In 1982 as history books will show, Botswana drafted a policy meant to encourage the building of new urban housing for all income levels to avoid illegal settlement and to improve housing in rural areas.

The expectation was that this would deliver what real estate gurus normally refer to as ‘affordable housing’.

Other goals outlined in the 1982 policy included gradual reduction of housing subsidies and redirecting them to middle and lower income housing to the rural areas. There is also a mention of a withdrawal by the Government from construction of higher cost housing by strengthening the private sector to undertake this responsibility as well as encouragement to commercial banks to lend money to lower income and rural households.

As it stands, Botswana’s Affordable Housing Market is essentially non-existent.  The targeted group being the low to middle income prospective purchasers of houses have been shut out of the market as evidenced by the exponential increase in house prices.

Prospective buyers in both rural and urban areas are fatigued due to a sustained increase in property prices over the last few years.

A quick estimate shows that a state owned property developer – Botswana Housing Corporation (BHC) sells its low cost units in Gaborone for over P900, 000. This is compared to the estimated cost of the same house in 2009 that one can peg at around P300, 000. In an inactive market like Lobatse the low cost house sells for above P500, 000.

Where does this leave low and middle income earners? Your answer is as good mine – in the streets or at the mercy of landlords. This group of Batswana are now like the poor members of our society, who of late find they waiting to acquire a house through the National Housing appeal that was launched by former President Ian Khama some few years back. These potential homeowners are falling through the cracks. Not only on account of government/BHC failure, but also on the failure by collective players in this area.
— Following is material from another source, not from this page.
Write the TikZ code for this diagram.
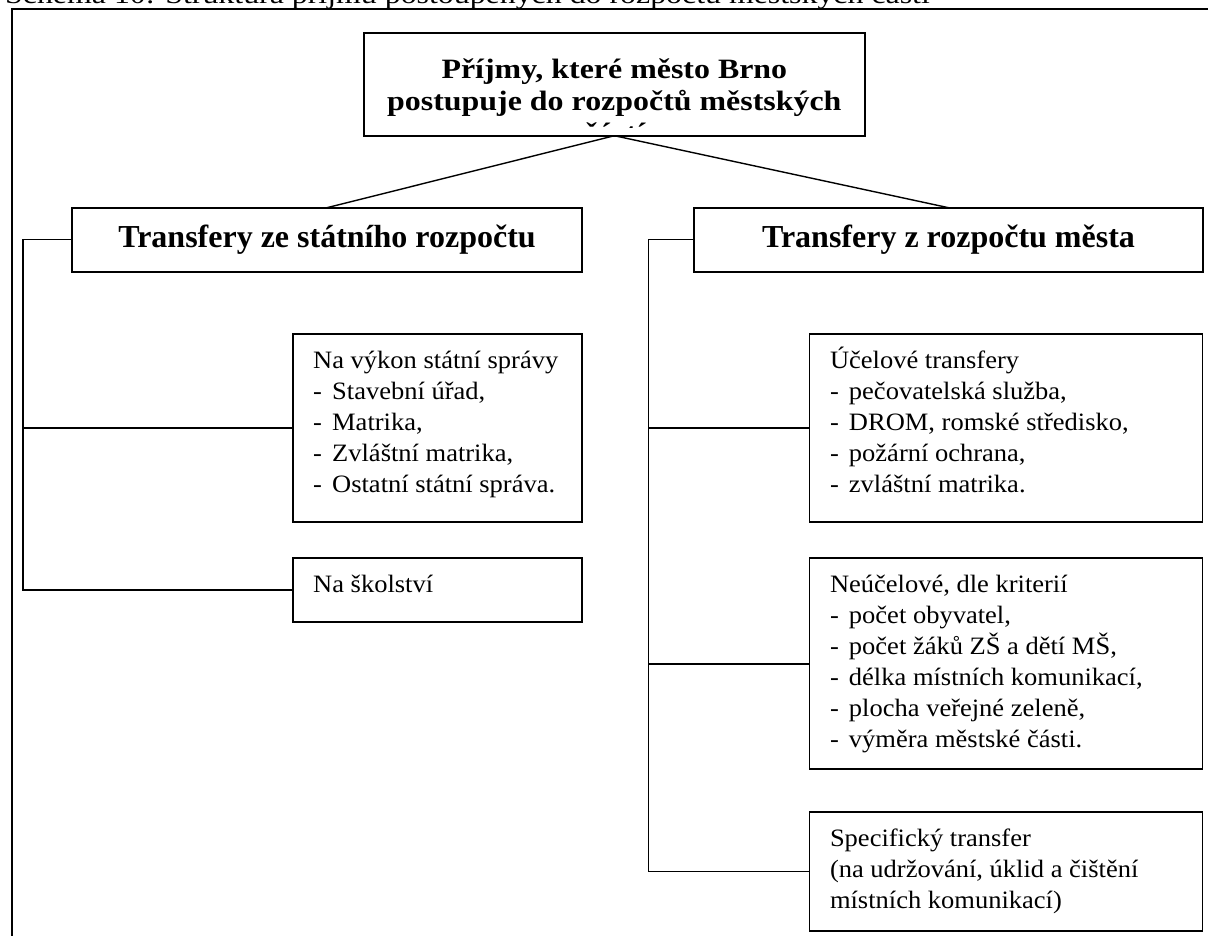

But this doesn’t mean that the property market is not thirsty for affordable housing. From where we stand there is huge demand for affordable housing but unfortunately there is nowhere these growing group of people go when they want to stop renting and start buying homes.

This then leaves one with no option but to once again plea with the Government, commercial banks, private developers and pension funds to consider making deliberate efforts that will see 1982 Policy goal of affordable housing being attained.

These key players need to start “talking and acting” because affordable housing can only be affordable in the real sense if all players participate. On the society side, we must have within our mist active supporters of affordable housing in the form of advocacy groups whose aim will be to steer the implementation of the 1982 policy.

One easy way given our level of wealth, could be a consideration by the government to subsidies property developers who in turn should sell houses to the targeted group at a lowest possible price.

For her part, the government need to look at a wide range of policies as well as regulatory constraints that are making it difficult for thousands of Batswana to own homes.

We cannot be talking about inclusive growth when our policies and legislation do not ensure that houses are affordable to each and every Motswana. It is quite evident that the citizens of this country need knowledge, financial support, services and opportunities in order to thrive economically.

In the past decade or so much has been made of the depth of public disillusionment with current economic situation that the locals find themselves in. That is why we are of the view that if there is anything that any given government should be more concerned about and swiftly act on is affordable housing.

The #Bottomline therefore is that those with powers should, urgently amend programmes, mobilize large amounts of capital, and create support systems and financial incentives to assist the low and middle income earners to also own a piece of land/houses.